Seit einem Jahr lebe ich nun ohne ein festes Zuhause. Das war teilweise durch wechselnde Lebensumstände bedingt, teilweise war es eine bewusste Entscheidung. Und es ist bestimmt das, was ich in meiner Zeit in  Neuseeland am meisten vermisst habe und auch jetzt noch vermisse. Abgesehen davon, dass es sowieso schwer ist, an eine Wohnung zu kommen (Thema knapper Wohnraum und Mietverhältnisse in der Umgebung von Barcelona), ist es mir einfach wichtig, einen Ort zu haben, an dem ich mich zu Hause fühle. Einen Ort, zu dem ich immer wieder zurückkehren kann. Ein Basecamp. Es ist mir wichtig, ganz alltägliche Momente zu erleben, nicht immer aus dem Koffer oder Rucksack zu leben, der gut verstaut irgendwo liegt, sondern meine Kleidung in einem Schrank hängt. Ich sehne mich auch ein bisschen danach, den Ablauf des Alltags zu kennen, wenn man ganz entspannt ist, weil man weiß, wo man aufwachen wird, statt sich Gedanken um ein Dach über dem Kopf machen zu müssen. Die Vorhersehbarkeit von Dingen gibt Sicherheit und das bringt Frieden und Ruhe.

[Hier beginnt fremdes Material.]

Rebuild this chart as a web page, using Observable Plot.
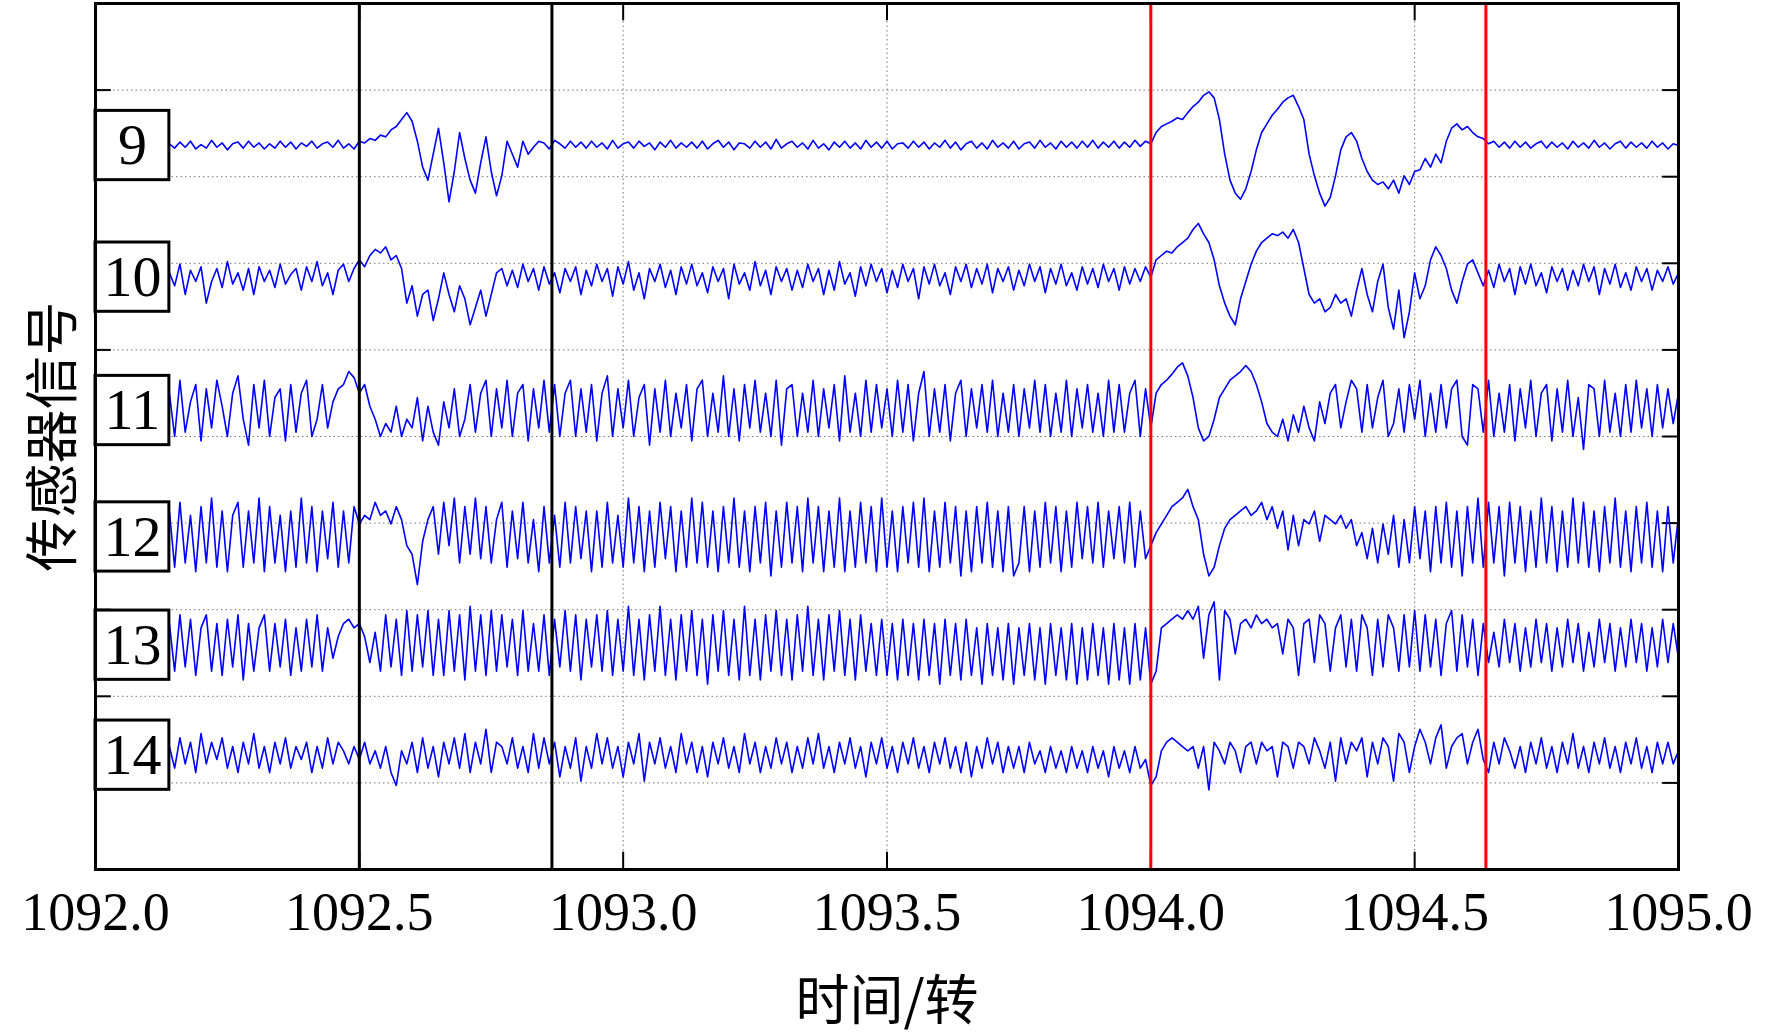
<!DOCTYPE html>
<html><head><meta charset="utf-8">
<script src="https://cdn.jsdelivr.net/npm/d3@7"></script>
<script src="https://cdn.jsdelivr.net/npm/@observablehq/plot@0.6"></script>
<style>body{margin:0;background:#fff}</style>
</head><body><div id="chart"></div>
<script>
const xTicks = [1092.0,1092.5,1093.0,1093.5,1094.0,1094.5,1095.0];
const yGrid = [1,2,3,4,5,6,7,8,9];
const sensors = ["9","10","11","12","13","14"];
const centers = [8.36,6.84,5.3,3.84,2.59,1.32];
const blackLines = [1092.5,1092.865];
const redLines = [1094.0,1094.635];
const tStart = 1092.14, tEnd = 1095.0;
// signal samples (hundredths of a unit), evenly spaced from tStart to tEnd
const s9 = [2,-3,4,-2,5,-4,1,-3,6,-2,3,-5,2,4,-3,5,-2,3,-4,2,
-3,5,-2,4,-4,3,-1,5,-3,2,4,-2,6,-3,2,-4,5,3,8,6,
12,10,18,22,30,38,28,5,-25,-40,-10,20,-20,-65,-30,15,-15,-40,-55,-20,
10,-30,-58,-35,5,-10,-25,5,-10,-2,5,3,-4,6,2,-3,5,-2,4,-3,
5,-2,3,-4,6,-3,2,4,-3,5,-1,3,-5,4,-2,6,-3,3,-2,4,
-3,5,-4,2,6,-2,4,-5,3,2,-3,5,-2,4,-4,7,-3,2,5,-2,
3,-4,6,-3,2,-5,4,-2,5,-3,3,-4,6,-2,4,-3,5,-4,2,3,
-3,5,-2,4,-4,3,-2,6,-3,4,-5,2,5,-3,3,-4,6,-2,3,-3,
5,-4,2,4,-3,6,-2,3,-4,5,-2,4,-3,5,-2,6,-3,4,-2,5,
-3,4,-2,6,-1,5,2,15,22,25,28,32,30,38,45,50,58,62,55,30,
-10,-40,-55,-62,-50,-30,-5,15,25,35,42,50,55,58,45,30,-10,-35,-55,-70,
-60,-35,-5,10,15,5,-15,-30,-40,-45,-42,-50,-40,-55,-35,-45,-30,-28,-15,-25,
-10,-20,5,20,25,18,22,15,10,8,2,5,-2,4,-3,5,-2,4,-3,2,
5,-3,4,-2,3,-4,5,-2,3,-3,6,-2,3,-4,2,5,-3,4,-2,3,
-3,5,-2,3,-4,2,0];
const s10 = [5,-10,15,-20,8,-5,12,-30,-5,10,-12,18,-8,5,-15,10,-20,12,-5,8,
-12,15,-8,3,10,-15,12,-5,18,-10,5,-20,8,15,-5,10,20,12,25,32,
28,35,20,25,10,-30,-10,-45,-20,-15,-50,-25,5,-20,-40,-10,-25,-55,-35,-15,
-45,-20,5,10,-10,8,-12,15,-5,10,-15,12,-8,5,-18,10,-5,12,-20,8,
-10,15,-5,10,-22,12,-8,18,-15,5,-25,10,-5,15,-12,8,-20,12,-8,15,
-10,5,-18,12,-5,10,-25,15,-8,5,-15,18,-10,8,-20,12,-5,10,-15,8,
-12,15,-5,10,-20,8,-15,18,-8,5,-22,12,-10,15,-5,10,-18,8,-12,15,
-5,10,-25,12,-8,15,-10,5,-20,12,-5,15,-12,10,-8,15,-18,10,-5,12,
-15,8,-10,15,-5,12,-18,10,-8,15,-10,5,-15,12,-8,10,-12,15,-5,10,
-15,12,-8,10,-5,12,0,20,25,30,28,35,40,45,55,62,50,40,20,-10,
-30,-45,-55,-25,-5,15,30,40,45,50,48,52,45,55,40,10,-20,-30,-25,-40,
-35,-20,-30,-25,-45,-15,10,-20,-40,-5,15,-35,-60,-15,-70,-40,5,-25,-10,20,
35,25,10,-15,-30,-5,15,20,5,-10,8,-12,15,-5,10,-20,12,-8,15,-10,
5,-18,12,-5,10,-15,8,-10,15,-5,12,-20,10,-8,15,-12,5,-15,12,-5,
10,-15,8,-5,12,-8,5];
const s11 = [20,-30,35,-25,10,30,-35,25,-20,35,5,-30,20,40,-10,-40,30,-20,35,-30,
15,25,-35,30,-25,20,35,-30,-10,30,-20,10,25,30,45,38,20,30,5,-10,
-30,-15,-25,5,-30,-10,-20,15,-35,5,-25,-40,10,-20,25,-30,-10,30,-25,20,
35,-30,25,-20,35,-30,20,30,-35,25,-20,35,-25,30,-30,20,35,-30,25,-25,
30,-35,20,40,-30,25,-20,35,-30,15,30,-40,25,-25,35,-30,20,-20,30,-35,
25,35,-30,20,-25,40,-30,25,-35,30,-20,35,-25,20,-30,35,-40,25,30,-30,
20,-25,35,-30,25,-20,30,-35,40,-25,20,-30,35,-25,30,-20,25,-30,35,-25,
30,-35,20,45,-30,25,-25,30,-35,20,35,-30,25,-20,30,-25,35,-30,20,-25,
30,-30,25,-20,35,-25,30,-30,20,-25,35,-30,25,-20,30,-25,20,-30,35,-25,
30,-25,20,35,-30,25,-20,20,30,35,42,50,55,40,15,-20,-35,-30,-10,15,
25,35,40,45,52,45,30,10,-15,-25,-30,-10,-35,-5,-25,5,-20,-35,10,-15,
20,30,-20,10,35,25,-25,30,-20,15,35,-30,-15,25,-25,30,-10,35,-30,20,
-25,30,-20,25,35,-30,-40,30,25,-25,35,-30,20,-25,30,-35,25,-20,35,-30,
20,30,-35,25,-25,35,-30,15,-45,30,25,-30,35,-25,20,-30,30,-25,35,-20,
25,-30,30,-20,25,-15,20];
const s12 = [30,-35,40,-30,25,-40,35,-30,45,-35,30,-40,25,40,-35,30,-30,45,-40,35,
-30,25,-40,30,-35,45,-30,35,-40,30,-25,40,-35,30,-30,35,15,25,20,40,
25,30,15,35,20,-10,-20,-55,-5,20,35,-20,40,-10,45,-30,35,-20,45,-25,
35,-30,20,40,-35,30,-25,40,-30,20,-40,35,-30,25,-35,40,-30,35,-25,30,
-40,30,-35,40,-30,25,-35,45,-30,35,-40,30,-35,40,-25,35,-40,30,-35,45,
-30,40,-35,30,-40,35,-30,45,-35,30,-40,35,-30,40,-45,30,-35,40,-30,35,
-40,45,-30,35,-40,30,-35,45,-40,30,-35,40,-30,35,-40,45,-35,30,-40,35,
-30,40,-35,45,-40,30,-35,40,-30,35,-45,30,-40,35,-30,40,-35,30,-40,35,
-45,-30,35,-40,30,-35,40,-30,35,-40,30,-35,40,-25,35,-30,40,-35,30,-25,
35,-30,40,-35,30,-25,-10,5,15,25,35,40,45,55,35,20,-20,-45,-35,-10,
10,20,25,30,35,25,30,40,20,35,10,30,-15,25,-10,20,15,30,-5,25,
20,15,25,10,20,-10,5,-25,10,-30,15,-20,25,-35,20,-30,35,-25,30,-40,
35,-30,40,-35,30,-45,35,-30,45,-35,40,-30,35,-45,40,-30,35,-40,30,-35,
45,-30,35,-40,30,-35,45,-30,40,-35,30,-40,35,-30,45,-35,30,-40,35,-30,
40,-35,30,-40,35,-30,25];
const s13 = [25,-30,35,-25,30,-35,20,35,-30,25,-35,30,-25,35,-40,25,-30,20,35,-30,
25,-25,30,-35,20,-30,30,-25,35,-30,20,-15,10,25,30,20,25,10,-20,15,
-30,35,-25,30,-35,40,-30,35,-25,40,-35,30,-35,40,-30,35,-40,45,-30,35,
-35,40,-30,35,-25,30,-35,40,-30,25,-30,35,-35,30,-25,40,-30,35,-40,30,
-25,35,-30,40,-35,30,-30,45,-35,30,-40,35,-30,45,-35,30,-40,35,-30,40,
-35,30,-45,35,-30,40,-35,30,-40,45,-35,30,-40,35,-30,40,-35,30,-40,35,
-30,45,-35,30,-40,35,-30,40,-35,30,-40,35,-30,25,-35,30,-35,25,-40,30,
-35,25,-40,30,-35,25,-45,30,-35,25,-40,30,-35,20,-45,25,-35,20,-40,25,
-45,20,-35,25,-40,20,-45,25,-35,20,-40,25,-45,20,-40,25,-35,20,-45,25,
-40,20,-45,25,-40,20,-45,-30,20,25,30,35,30,40,30,45,-15,35,50,-40,
40,30,-10,25,30,20,35,25,30,20,25,-10,30,20,-35,25,30,-20,35,25,
-30,20,35,-25,30,-30,35,20,-35,30,-25,35,20,-30,35,-25,40,-30,35,-25,
30,-35,25,40,-30,35,-25,30,-35,25,-20,15,-25,30,-20,25,-30,20,-25,30,
-20,25,-30,20,-25,30,-20,25,-30,15,-25,30,-20,25,-30,20,-25,30,-20,25,
-30,20,-25,30,-20,25,-15];
const s14 = [10,-15,20,-10,15,-20,25,-10,15,-5,20,-15,10,-20,15,-10,25,-15,10,-20,
15,-10,20,-15,10,-5,15,-20,10,-15,20,-10,15,5,-10,10,-5,15,-10,5,
-15,10,-20,-35,5,-10,15,-20,20,-15,10,-25,15,-10,20,-15,25,-20,15,-10,
30,-20,15,10,-10,20,-15,10,-20,25,-15,20,-10,15,-25,10,-15,20,-30,10,
-15,25,-10,20,-15,10,-25,15,-10,25,-30,15,-10,20,-15,10,-20,25,-10,15,
-20,10,-25,15,-10,20,-15,10,-20,25,-10,15,-20,10,-15,20,-10,15,-20,10,
-15,20,-10,25,-15,10,-20,15,-10,20,-15,10,-25,15,-10,20,-15,10,-20,15,
-10,20,-15,10,-20,15,-10,20,-15,10,-20,15,-25,10,-15,20,-10,15,-20,10,
-15,10,-20,15,-10,5,-20,10,-15,5,-20,10,-15,5,-20,10,-15,5,-25,10,
-15,5,-20,10,-15,-5,-35,-25,5,15,20,15,10,5,10,-15,10,-40,15,5,
-10,15,5,-20,10,15,-10,15,5,10,-25,15,10,-15,15,10,-10,20,5,-15,
15,-30,20,-10,15,5,20,-25,15,-10,20,10,-30,25,15,-20,10,30,15,-10,
20,35,-15,10,20,25,-10,15,30,-5,-20,15,-10,20,5,-15,10,-20,15,-10,
20,-15,10,-20,15,-10,25,-15,10,-20,15,-10,20,-15,10,-20,15,-10,20,-15,
10,-20,15,-10,15,-10,5];
const signals = [s9,s10,s11,s12,s13,s14];

const rows = [];
signals.forEach((s, k) => s.forEach((v, i) => rows.push({
  sensor: sensors[k],
  t: tStart + (tEnd - tStart) * i / (s.length - 1),
  y: centers[k] + v / 100
})));
const boxes = sensors.map((s, k) => ({label: s, c: centers[k]}));

const chart = Plot.plot({
  width: 1772, height: 1035,
  marginLeft: 95, marginRight: 94, marginTop: 3, marginBottom: 166,
  x: {domain: [1092, 1095]},
  y: {domain: [0, 10]},
  style: {fontFamily: "'Liberation Serif', serif", background: "#fff"},
  marks: [
    Plot.ruleY(yGrid, {stroke: "#777", strokeDasharray: "1.5,3", strokeWidth: 1}),
    Plot.ruleX([1093.0, 1093.5, 1094.5], {stroke: "#777", strokeDasharray: "1.5,3", strokeWidth: 1}),
    Plot.ruleX(xTicks, {y1: 0, y2: 0.2, stroke: "#000", strokeWidth: 2}),
    Plot.ruleX(xTicks, {y1: 9.8, y2: 10, stroke: "#000", strokeWidth: 2}),
    Plot.ruleY(yGrid, {x1: 1092, x2: 1092.03, stroke: "#000", strokeWidth: 2}),
    Plot.ruleY(yGrid, {x1: 1094.97, x2: 1095, stroke: "#000", strokeWidth: 2}),
    Plot.line(rows, {x: "t", y: "y", z: "sensor", stroke: "#0000ff", strokeWidth: 1.6}),
    Plot.ruleX(blackLines, {stroke: "#000", strokeWidth: 3}),
    Plot.ruleX(redLines, {stroke: "#ff0000", strokeWidth: 3}),
    Plot.ruleY([0], {x1: redLines[0], x2: redLines[1], stroke: "#ff0000", strokeWidth: 3}),
    Plot.rect(boxes, {x1: 1092.0, x2: 1092.14, y1: d => d.c - 0.4, y2: d => d.c + 0.4, fill: "#fff", stroke: "#000", strokeWidth: 3}),
    Plot.text(boxes, {x: 1092.07, y: "c", text: "label", fontSize: 58, fill: "#000"}),
    Plot.frame({stroke: "#000", strokeWidth: 3}),
    Plot.axisX(xTicks, {tickFormat: d3.format(".1f"), tickSize: 0, tickPadding: 22, fontSize: 54,
      label: "时间/转", labelAnchor: "center", labelOffset: 150, labelArrow: "none"}),
    Plot.axisY([], {label: "传感器信号", labelAnchor: "center", labelOffset: 62, labelArrow: "none", fontSize: 54})
  ]
});
chart.querySelectorAll("text").forEach(t => { if (/[\u4e00-\u9fff]/.test(t.textContent)) t.style.fontFamily = "'Noto Sans CJK SC'"; });
document.getElementById("chart").append(chart);
</script>
</body></html>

In Neuseeland habe ich viele Gemüse- und Blumengärten anderer Menschen besucht, in vielen Projekten mitgearbeitet, aber meine Zeit war immer begrenzt. Jedes Projekt, jeder Garten war nur vorübergehend „meins“. Mit der Gewissheit im Hinterkopf, dass ich bald wieder woanders sein würde, habe ich bestimmt viele Dinge gar nicht erst begonnen, einfach weil sie sich zeitlich nicht lohnten. Weil ich sowieso nichts von dem, was ich gesät hätte, wachsen sehen könnte, geschweige denn, es zu ernten.

lina echinacea parc dels olors

Der Zustand meines Gartens ist bestimmt der beste Ausdruck meiner seelischen Verfassung. Für mein persönliches Wohlbefinden brauche ich einen Ort, an dem ich etwas anpflanzen kann, an dem ich Verantwortung übernehme, pflege und ernte.

Was ich sagen will ist, dass, wenn man dauerhaft auf Reisen ist, beginnt man manche Dinge gar nicht, oder lässt sich nicht erst tiefer auf etwas ein, weil man sowieso bald weiterzieht. Für mich ist es wichtig, ein Zuhause zu haben, meinen eigenen Raum, einen Ort, der mir Geborgenheit und Sicherheit gibt, um Wurzeln schlagen zu können. Reisen kann uns in vielerlei Hinsicht bereichern. Aber den Koffer auch mal zu verstauen und an einem Ort Wurzeln zu schlagen, hilft uns zu Wachsen.